Its also important to note that nonprofit organizations make up the nonprofit sector which is often referred to as the philanthropic sector, the third sector, the independent or the voluntary sector. The sector fulfills crucial functions for modern societies. According to Payton and Moody (2008), the philanthropic sector’s five roles are:

  1. Service role: “providing services (especially when the other sectors fail to provide them) and meeting needs” (Payton and Moody 2008, 34).
  2. Advocacy role: representing and advocating for the interests of populations, for differing views of the public good and for reform.
  3. Cultural role: expressing and preserving values, traditions and other aspects of culture.
  4. Civic role: building community, fostering civic engagement.
  5. Vanguard role: providing opportunities for innovation, experimentation.

It’s also important to note that Nonprofits can be grouped based on their field of interest as well. The National Taxonomy of Exempt Entities Core Codes classifies 10 groups:  1. arts, culture and humanities 2. education 3. environment and animals 4. health 5. human services 6. international, foreign affairs 7. public, societal benefit 8. religion related 8. mutual/membership benefit 10. unknown, unclassified (Ott and Dicke 2016).

Until the 1930s, wealthy individuals and foundations provided most of the revenue for nonprofit organizations. After the Great Depression, the vast number of impoverished citizens made the federal government provide a wider range of social services such as public programs for the unemployed or benefits for the elderly and dependent children (Ott and Dicke 2016).

By the mid-twentieth century the growing endowments of private foundations – which are founded by individuals or corporations and not by the government – created a public need for greater regulation of foundations. The Tax Reform Act in 1969 created two new regulations: 1. foundations had to distribute at least 5 percent of their assets yearly (called payout) 2. and they had to report their income and expenses on the 990-tax form.

The twentieth century saw two more shifts regarding the role of federal government in providing social services. During Lyndon Johnson’s presidency in the 1960s, the “Great Society” legislation created a wide range of support for community projects helping people in need (Ott and Dicke 2016). The Reagan administration in the 1980’s greatly cut federal support for such services and moved the responsibility to provide funding to these programs to state and local governments. Therefore, nonprofit organizations had to compete for a reduced pool of resources. This led to increased fundraising efforts and a growing public demand for accountability regarding nonprofit’s finances and operations.

According to the National Center for Charitable Statistics, in 2016, more than 1.5 million organizations were registered with the IRS. It is estimated that many smaller formal and informal associations exist that do not register because religious organizations and organizations with revenues of less than $5,000 per year are not required to do so (Payton and Moody, 2008). The nonprofit sector is a significant economic force, in 2013, it contributed to 5.4% of the country’s GDP and it accounted for 9.2% of all salaries and wages.
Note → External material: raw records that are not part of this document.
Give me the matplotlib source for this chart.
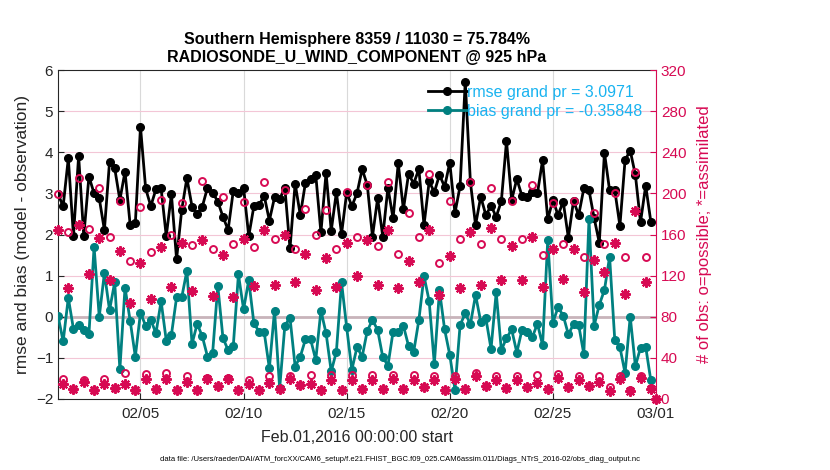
import matplotlib
matplotlib.use("Agg")
import matplotlib.pyplot as plt
import matplotlib.dates as mdates
from datetime import datetime, timedelta

plt.rcParams['font.family'] = ['Liberation Sans', 'DejaVu Sans']

# 6-hourly bins starting Feb 01 2016 00Z
start = datetime(2016, 2, 1)
n_bins = 116

rmse = [2.98, 2.69, 3.85, 1.97, 3.91, 1.96, 3.41, 3.00, 2.88, 2.11,
        3.77, 3.61, 2.84, 3.53, 2.23, 2.27, 4.62, 3.12, 2.69, 3.10,
        3.12, 1.96, 2.98, 1.40, 2.60, 3.37, 2.68, 2.50, 2.68, 3.14,
        3.02, 2.80, 2.43, 2.11, 3.06, 3.00, 3.14, 1.96, 2.69, 2.72,
        2.94, 2.34, 2.90, 2.86, 3.14, 1.66, 3.24, 2.47, 3.26, 3.35,
        3.45, 2.05, 3.50, 2.09, 3.03, 2.01, 3.02, 2.69, 3.00, 3.59,
        3.20, 1.95, 2.88, 1.95, 3.14, 2.39, 3.73, 2.61, 3.47, 3.24,
        3.59, 2.23, 3.29, 3.03, 3.45, 3.16, 3.75, 2.52, 3.18, 5.72,
        3.27, 2.23, 2.92, 2.47, 2.70, 2.43, 2.81, 4.27, 2.84, 3.35,
        2.94, 2.92, 3.03, 3.00, 3.81, 2.37, 2.84, 2.47, 2.80, 1.92,
        2.82, 2.47, 3.12, 3.08, 2.40, 1.80, 3.99, 3.07, 3.08, 2.21,
        3.81, 4.04, 3.45, 2.30, 3.19, 2.31]

bias = [0.03, -0.60, 0.46, -0.30, -0.20, -0.32, -0.43, 1.70, 0.00, 1.06,
        0.16, 0.84, -1.28, 0.71, -0.10, -0.97, 0.10, -0.22, -0.08, -0.40,
        0.38, -0.58, -0.44, 0.47, 0.47, 1.12, -0.66, -0.17, -0.48, -0.97,
        -0.87, 0.75, -0.52, -0.81, -0.71, 1.03, 0.18, 0.89, -0.16, -0.36,
        -0.38, -1.25, 0.15, -1.74, -0.22, -0.02, -1.21, -0.97, -0.55, -0.55,
        -1.05, 0.15, -0.40, -1.33, -0.85, 0.84, -0.26, -1.29, -0.74, -0.97,
        -0.34, -0.08, -0.32, -0.98, -1.19, -0.36, -0.36, -0.22, -0.71, -0.85,
        -0.08, 0.99, 0.38, -1.15, 0.64, -0.31, -0.93, -1.77, -0.20, 0.08,
        -0.18, 0.53, -0.12, -0.04, -0.78, 0.59, -0.81, -0.52, -0.31, -0.87,
        -0.32, -0.36, -0.50, -0.17, -0.69, 1.87, -0.14, 0.23, 0.03, -0.43,
        -0.18, -0.20, -0.91, 2.37, -0.22, 0.29, 0.65, 1.46, -0.56, -0.74,
        -1.37, 0.00, -1.20, -0.75, -0.73, -1.55]

# obs counts (one extra empty bin at Mar 01 00Z)
n_possible = [199, 19, 162, 10, 215, 18, 165, 9, 205, 19,
              158, 11, 193, 25, 134, 9, 187, 24, 143, 10,
              194, 25, 160, 9, 191, 22, 150, 9, 212, 20,
              146, 13, 196, 20, 151, 9, 192, 18, 148, 9,
              211, 22, 156, 10, 203, 22, 146, 14, 185, 23,
              160, 9, 184, 23, 146, 9, 201, 23, 158, 10,
              208, 23, 149, 10, 211, 23, 141, 10, 181, 23,
              158, 12, 219, 22, 132, 9, 193, 22, 156, 10,
              211, 25, 151, 13, 205, 22, 156, 11, 193, 22,
              156, 12, 208, 23, 140, 10, 191, 24, 151, 12,
              193, 22, 138, 13, 181, 22, 151, 12, 200, 22,
              138, 9, 221, 22, 138, 11, 0]

n_assim = [164, 15, 108, 10, 169, 17, 122, 9, 157, 15,
           116, 11, 144, 15, 93, 9, 132, 19, 97, 10,
           148, 19, 109, 9, 152, 17, 105, 9, 155, 19,
           100, 13, 140, 19, 99, 9, 156, 15, 110, 9,
           164, 16, 111, 10, 160, 19, 114, 14, 141, 15,
           106, 9, 137, 18, 109, 9, 152, 18, 120, 10,
           155, 18, 111, 10, 164, 19, 108, 10, 134, 18,
           114, 12, 164, 18, 101, 9, 139, 19, 108, 10,
           162, 22, 111, 13, 166, 18, 116, 11, 149, 18,
           116, 12, 158, 16, 109, 10, 146, 20, 117, 12,
           146, 18, 104, 13, 135, 17, 124, 8, 152, 19,
           102, 8, 183, 20, 114, 10, 0]

rmse_label = 'rmse grand pr = 3.0971'
bias_label = 'bias grand pr = -0.35848'
tick_days = [datetime(2016, 2, 5), datetime(2016, 2, 10), datetime(2016, 2, 15),
             datetime(2016, 2, 20), datetime(2016, 2, 25), datetime(2016, 3, 1)]

t = [start + timedelta(hours=6 * i) for i in range(n_bins)]
t_obs = [start + timedelta(hours=6 * i) for i in range(len(n_possible))]

red = '#D70A53'
teal = '#008080'
txt = '#262626'

fig = plt.figure(figsize=(8.3, 4.7), dpi=100)
ax = fig.add_axes([58 / 830, 1 - 399 / 470, 598 / 830, 329 / 470])

ax.set_xlim(start, datetime(2016, 3, 1))
ax.set_ylim(-2, 6)
ax.set_yticks(range(-2, 7))
ax.set_xticks(tick_days)
ax.xaxis.set_major_formatter(mdates.DateFormatter('%m/%d'))

# grid: gray verticals, pink horizontals, zero line
for d in tick_days:
    ax.axvline(d, color='#d9d9d9', lw=0.8, zorder=0)
for yv in range(-1, 6):
    ax.axhline(yv, color='#f3c6d6', lw=0.8, zorder=0)
ax.axhline(0, color='#c8b4ba', lw=2.0, zorder=1)

l1, = ax.plot(t, rmse, '-o', color='black', lw=2, ms=5.5, mfc='black', zorder=3)
l2, = ax.plot(t, bias, '-o', color=teal, lw=2, ms=5.5, mfc=teal, zorder=3)

ax.tick_params(direction='in', labelsize=11, colors=txt, length=4)
ax.tick_params(axis='x', pad=6)
for s in ['left', 'top', 'bottom']:
    ax.spines[s].set_color('#262626')
ax.spines['right'].set_visible(False)

ax.set_ylabel('rmse and bias (model - observation)', fontsize=12.5, color=txt, labelpad=4)
ax.set_xlabel('Feb.01,2016 00:00:00 start', fontsize=11.5, color=txt, labelpad=6)
ax.set_title('Southern Hemisphere 8359 / 11030 = 75.784%\nRADIOSONDE_U_WIND_COMPONENT @ 925 hPa',
             fontsize=11.5, fontweight='bold', pad=6, linespacing=1.25)

leg = ax.legend([l1, l2], [rmse_label, bias_label], loc='upper left',
                bbox_to_anchor=(0.603, 0.985), frameon=False, fontsize=11.5,
                handlelength=2.4, handletextpad=0.0, borderaxespad=0.2,
                labelspacing=0.25, labelcolor='#19B3F0')

ax2 = ax.twinx()
ax2.set_ylim(0, 320)
ax2.set_yticks(range(0, 321, 40))
ax2.plot(t_obs, n_possible, 'o', ls='none', mfc='none', mec=red, ms=5, mew=1.4,
         clip_on=False, zorder=4)
ax2.plot(t_obs, n_assim, marker=(8, 2, 0), ls='none', color=red, mec=red, ms=7.5, mew=1.5,
         clip_on=False, zorder=4)
ax2.tick_params(direction='in', labelsize=11, colors=red, length=4)
ax2.spines['right'].set_color(red)
for s in ['left', 'top', 'bottom']:
    ax2.spines[s].set_visible(False)
ax2.set_ylabel('# of obs: o=possible; *=assimilated', fontsize=12, color=red, labelpad=8)

fig.text(0.482, 0.022,
         'data file: /Users/raeder/DAI/ATM_forcXX/CAM6_setup/f.e21.FHIST_BGC.f09_025.CAM6assim.011/Diags_NTrS_2016-02/obs_diag_output.nc',
         ha='center', va='center', fontsize=5.5)

fig.savefig('out.png', dpi=100)
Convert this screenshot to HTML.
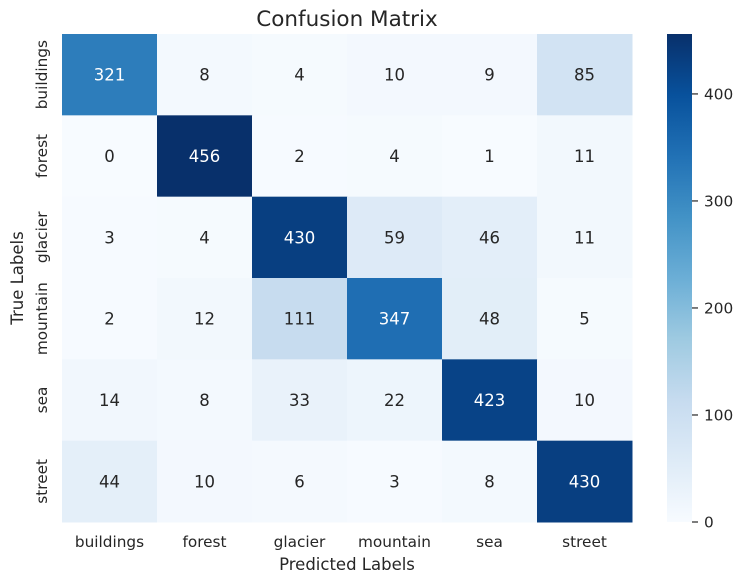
<!DOCTYPE html>
<html><head><meta charset="utf-8"><style>
body{margin:0;background:#fff;font-family:"DejaVu Sans","Liberation Sans",sans-serif;}
svg text{font-family:"DejaVu Sans","Liberation Sans",sans-serif;}
</style></head><body>
<svg id="chart" width="743" height="584" xmlns="http://www.w3.org/2000/svg">
<defs><linearGradient id="cbg" x1="0" y1="1" x2="0" y2="0">
<stop offset="0" stop-color="#f7fbff"/><stop offset="0.125" stop-color="#deebf7"/><stop offset="0.25" stop-color="#c6dbef"/><stop offset="0.375" stop-color="#9ecae1"/><stop offset="0.5" stop-color="#6baed6"/><stop offset="0.625" stop-color="#4292c6"/><stop offset="0.75" stop-color="#2171b5"/><stop offset="0.875" stop-color="#08519c"/><stop offset="1" stop-color="#08306b"/>
</linearGradient></defs>
<text x="347" y="26" font-size="21.5" text-anchor="middle" fill="#262626">Confusion Matrix</text>
<g id="cells"></g>
<rect x="667" y="34" width="25" height="488" fill="url(#cbg)"/>
<g id="cbticks"></g>
<text x="347" y="570" font-size="16.5" text-anchor="middle" fill="#262626">Predicted Labels</text>
<text transform="translate(23,278) rotate(-90)" font-size="16.5" text-anchor="middle" fill="#262626">True Labels</text>
</svg>
<script>
const categories=["buildings","forest","glacier","mountain","sea","street"];
const matrix=[[321,8,4,10,9,85],[0,456,2,4,1,11],[3,4,430,59,46,11],[2,12,111,347,48,5],[14,8,33,22,423,10],[44,10,6,3,8,430]];
const cbTicks=[0,100,200,300,400];
const stops=["#f7fbff","#deebf7","#c6dbef","#9ecae1","#6baed6","#4292c6","#2171b5","#08519c","#08306b"];
const NS="http://www.w3.org/2000/svg";
const L=62,T=34,W=570,H=488,n=categories.length;
const vmin=0,vmax=Math.max(...matrix.flat());
function hx(h){return [1,3,5].map(i=>parseInt(h.substr(i,2),16));}
function color(v){let t=(v-vmin)/(vmax-vmin)*(stops.length-1);let i=Math.min(Math.floor(t),stops.length-2);let f=t-i;let a=hx(stops[i]),b=hx(stops[i+1]);return `rgb(${a.map((c,k)=>Math.round(c+(b[k]-c)*f)).join(",")})`;}
function xs(j){return L+j*W/n;}function ys(i){return T+i*H/n;}
function cbY(v){return T+H-(v-vmin)/(vmax-vmin)*H;}
const g=document.getElementById("cells");
function mk(tag,attrs,parent){const e=document.createElementNS(NS,tag);for(const k in attrs)e.setAttribute(k,attrs[k]);parent.appendChild(e);return e;}
matrix.forEach((row,i)=>row.forEach((v,j)=>{
 const r=mk("rect",{x:xs(j),y:ys(i),width:W/n+0.5,height:H/n+0.5,fill:color(v)},g);
 
 
 const t=mk("text",{x:xs(j)+W/n/2,y:ys(i)+H/n/2+6,"font-size":16.5,"text-anchor":"middle",fill:(v/vmax>0.55?"#fff":"#262626")},g);
 t.textContent=v;
 
 
}));
categories.forEach((c,j)=>{
 const t=mk("text",{x:xs(j)+W/n/2,y:547,"font-size":15.3,"text-anchor":"middle",fill:"#262626"},g);
 t.textContent=c;
 
 
 const y=mk("text",{transform:`translate(47,${ys(j)+H/n/2}) rotate(-90)`,"font-size":15.3,"text-anchor":"middle",fill:"#262626"},g);
 y.textContent=c;
 
 
});
const cb=document.getElementById("cbticks");
cbTicks.forEach(v=>{
 const l=mk("line",{x1:692,x2:698,y1:cbY(v),y2:cbY(v),stroke:"#262626","stroke-width":1.2},cb);
 
 
 const t=mk("text",{x:704,y:cbY(v)+5.5,"font-size":15.3,fill:"#262626"},cb);
 t.textContent=v;
 
 
});
</script>
</body></html>
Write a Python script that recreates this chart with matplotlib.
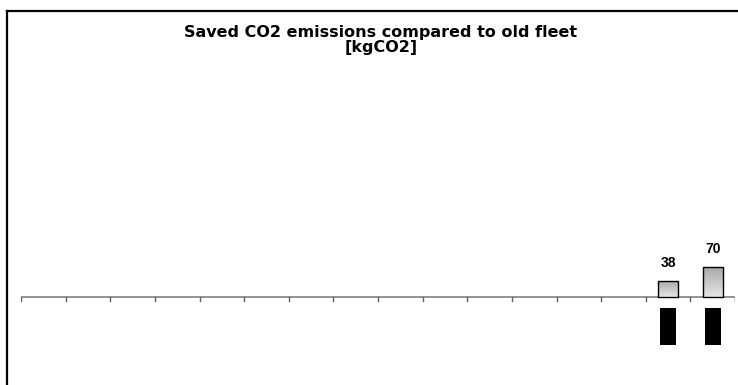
import numpy as np
import matplotlib.pyplot as plt
from matplotlib.lines import Line2D
from matplotlib.colors import LinearSegmentedColormap

# Data
categories = [str(i) for i in range(1, 17)]
saved_co2 = [0, 0, 0, 0, 0, 0, 0, 0, 0, 0, 0, 0, 0, 0, 38, 70]
title = 'Saved CO2 emissions compared to old fleet\n[kgCO2]'

fig = plt.figure(figsize=(7.38, 3.85), dpi=100)
ax = fig.add_axes([21 / 738, 0, 714 / 738, 325 / 385])

x = np.arange(len(categories))

# gradient-filled bars
cmap = LinearSegmentedColormap.from_list('g', ['#e6e6e6', '#a6a6a6'])
grad = np.linspace(0, 1, 100).reshape(-1, 1)
for xi, v in zip(x, saved_co2):
    if v == 0:
        continue
    bar = ax.bar(xi, v, width=0.45, color='none', edgecolor='black', linewidth=1.0, zorder=3)[0]
    im = ax.imshow(grad, cmap=cmap, aspect='auto', origin='lower',
                   extent=[xi - 0.225, xi + 0.225, 0, v], zorder=2)
    im.set_clip_path(bar)
    ax.text(xi, v + 24, f'{v}', ha='center', va='bottom', fontsize=10,
            fontweight='bold', family='Liberation Sans')
    # hidden category label (black box)
    ax.bar(xi, -86, bottom=-25, width=0.36, color='black', zorder=3)

ax.set_xlim(-0.5, len(categories) - 0.5)
ax.set_ylim(-203, 548)

# category axis
ax.axhline(0, color='#808080', linewidth=1.2, zorder=1)
for t in np.arange(-0.5, len(categories)):
    ax.plot([t, t], [0, -8], color='#606060', linewidth=1, zorder=1)
ax.set_xticks([])
ax.set_yticks([])
for s in ax.spines.values():
    s.set_visible(False)

fig.text(381 / 738, 1 - 40 / 385, title, ha='center', va='center',
         fontsize=11.5, fontweight='bold', linespacing=0.95)

# chart frame (partially outside picture)
fig.add_artist(Line2D([7 / 738, 7 / 738], [0, 1 - 11 / 385], color='black', linewidth=1.6))
fig.add_artist(Line2D([7 / 738, 1], [1 - 11 / 385, 1 - 11 / 385], color='black', linewidth=1.6))

fig.savefig('out.png', dpi=100)
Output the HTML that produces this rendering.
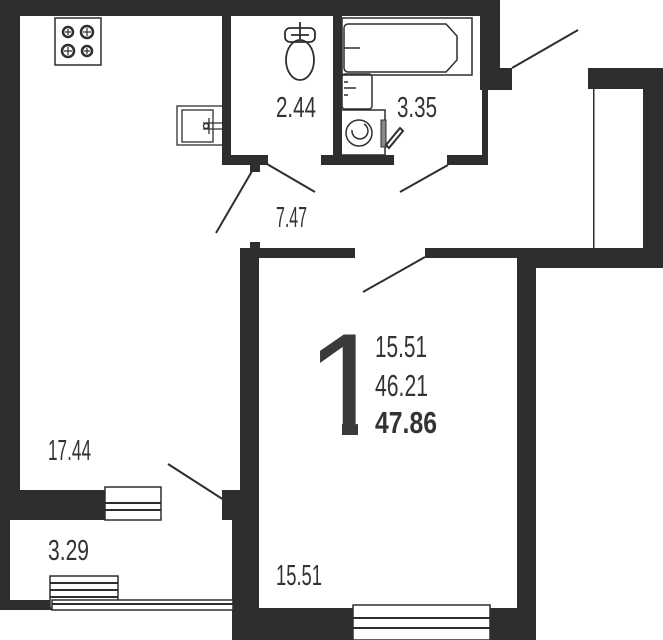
<!DOCTYPE html>
<html><head><meta charset="utf-8"><style>
html,body{margin:0;padding:0;background:#fff;}
svg{display:block;}
text{font-family:"Liberation Sans",sans-serif;fill:#333;}
</style></head><body>
<svg width="663" height="640" viewBox="0 0 663 640" xmlns="http://www.w3.org/2000/svg">
<g fill="#2e2e2e">
<rect x="0" y="0" width="500" height="16"/>
<rect x="0" y="0" width="20" height="520"/>
<rect x="0" y="520" width="10" height="90"/>
<rect x="0" y="490" width="110" height="30"/>
<rect x="0" y="600" width="52" height="10"/>
<rect x="222" y="0" width="9" height="165"/>
<rect x="222" y="155" width="46" height="10"/>
<rect x="250" y="160" width="10" height="12"/>
<rect x="333" y="0" width="9" height="165"/>
<rect x="321" y="155" width="73" height="10"/>
<rect x="447" y="155" width="40" height="10"/>
<rect x="480" y="0" width="20" height="90"/>
<rect x="482" y="68" width="30" height="22"/>
<rect x="482" y="85" width="6" height="80"/>
<rect x="240" y="248" width="19" height="392"/>
<rect x="232" y="490" width="27" height="150"/>
<rect x="250" y="242" width="10" height="16"/>
<rect x="240" y="248" width="115" height="10"/>
<rect x="425" y="248" width="170" height="10"/>
<rect x="517" y="248" width="19" height="392"/>
<rect x="517" y="248" width="146" height="20"/>
<rect x="240" y="608" width="296" height="32"/>
<rect x="588" y="68" width="75" height="21"/>
<rect x="643" y="68" width="20" height="200"/>
<rect x="222" y="490" width="20" height="30"/>
</g>
<rect x="593" y="89" width="1.5" height="160" fill="#2e2e2e"/>
<g fill="#fff" stroke="#2e2e2e" stroke-width="1.5">
<rect x="105" y="487" width="56" height="33"/>
<rect x="353" y="605" width="137" height="35"/>
<rect x="50" y="576" width="68" height="32"/>
<rect x="52" y="600" width="181" height="10"/>
</g>
<g stroke="#2e2e2e" stroke-width="2">
<line x1="105" y1="503" x2="161" y2="503"/><line x1="105" y1="510" x2="161" y2="510"/>
<line x1="353" y1="618" x2="490" y2="618"/><line x1="353" y1="628" x2="490" y2="628"/>
<line x1="50" y1="583" x2="118" y2="583"/><line x1="50" y1="590" x2="118" y2="590"/><line x1="50" y1="597" x2="118" y2="597"/>
<line x1="52" y1="604" x2="233" y2="604"/>
</g>
<g stroke="#2e2e2e" stroke-width="2">
<line x1="255" y1="166" x2="216" y2="233"/>
<line x1="267" y1="164" x2="315" y2="192"/>
<line x1="448" y1="165" x2="400" y2="192"/>
<line x1="512" y1="68" x2="578" y2="30"/>
<line x1="425" y1="257" x2="363" y2="292"/>
<line x1="168" y1="464" x2="224" y2="500"/>
</g>
<rect x="55" y="18" width="46" height="47" fill="none" stroke="#2e2e2e" stroke-width="1.5"/>
<g fill="none" stroke="#2e2e2e" stroke-width="2.5">
<circle cx="68" cy="32" r="5"/><circle cx="87" cy="32" r="6"/>
<circle cx="68" cy="51" r="6"/><circle cx="87" cy="51" r="5"/>
</g>
<g stroke="#2e2e2e" stroke-width="1.2">
<path d="M65 32h6M68 29v6M83 32h8M87 28v8M64 51h8M68 47v8M84 51h6M87 48v6"/>
</g>
<g fill="none" stroke="#2e2e2e" stroke-width="1.3">
<rect x="177" y="106" width="46" height="39"/>
<rect x="182" y="110" width="31" height="32"/>
<path d="M203 123h20M203 129h20M209 118v16"/>
<circle cx="206" cy="126" r="2.5"/>
</g>
<g fill="none" stroke="#2e2e2e" stroke-width="1.8">
<rect x="285" y="28" width="30" height="14" rx="5"/>
<ellipse cx="300" cy="60" rx="14" ry="20"/>
<path d="M300 22v18M291 35h18"/>
</g>
<g fill="none" stroke="#2e2e2e" stroke-width="1.5">
<rect x="342" y="18" width="130" height="57"/>
<path d="M348 24h98l11 12v24l-11 12h-98a4 4 0 0 1-4-4v-40a4 4 0 0 1 4-4z"/>
<path d="M344 48h16"/>
<rect x="342" y="74" width="30" height="35" rx="3"/>
<path d="M344 88h12M344 82h4M344 95h4"/>
<rect x="341" y="110" width="44" height="45"/>
<circle cx="359" cy="133" r="13"/>
<path d="M352 130a8 8 0 1 0 12 -6"/>
</g>
<rect x="381" y="120" width="5" height="27" fill="#888" stroke="#2e2e2e"/>
<path d="M386 145l14-17 3 3-14 17z" fill="none" stroke="#2e2e2e" stroke-width="2"/>
<text x="276" y="117" font-size="29" textLength="40" lengthAdjust="spacingAndGlyphs">2.44</text>
<text x="397" y="117" font-size="29" textLength="40" lengthAdjust="spacingAndGlyphs">3.35</text>
<text x="276" y="227" font-size="29" textLength="31" lengthAdjust="spacingAndGlyphs">7.47</text>
<text x="48" y="460" font-size="29" textLength="43" lengthAdjust="spacingAndGlyphs">17.44</text>
<text x="48" y="560" font-size="29" textLength="41" lengthAdjust="spacingAndGlyphs">3.29</text>
<text x="276" y="585" font-size="29" textLength="46" lengthAdjust="spacingAndGlyphs">15.51</text>
<text x="306" y="435" font-size="146" style="fill:#3a3a3a">1</text>
<rect x="296" y="418" width="46" height="20" fill="#fff"/>
<rect x="358" y="418" width="36" height="20" fill="#fff"/>
<text x="375" y="357" font-size="31" textLength="52" lengthAdjust="spacingAndGlyphs">15.51</text>
<text x="375" y="396" font-size="31" textLength="53" lengthAdjust="spacingAndGlyphs">46.21</text>
<text x="375" y="433" font-size="31" font-weight="bold" textLength="62" lengthAdjust="spacingAndGlyphs">47.86</text>
</svg>
</body></html>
In 2013, more than a quarter of the adult population volunteered an estimated total of 8.1 billion hours (Giving USA 2016). Total charitable giving in 2015 reached $373.25 billion, making it America’s most generous year – although giving is steady as a percentage of GDP, at around 2%. Most of the giving came from individuals, who account for 71% of all donations. Giving by foundations followed by 16%, bequests contributed 9% and corporations by 5%. The most popular recipients are religious organizations, they received 32% of all charitable giving. Educational organizations are second by 15% while human service organizations were donated 12%.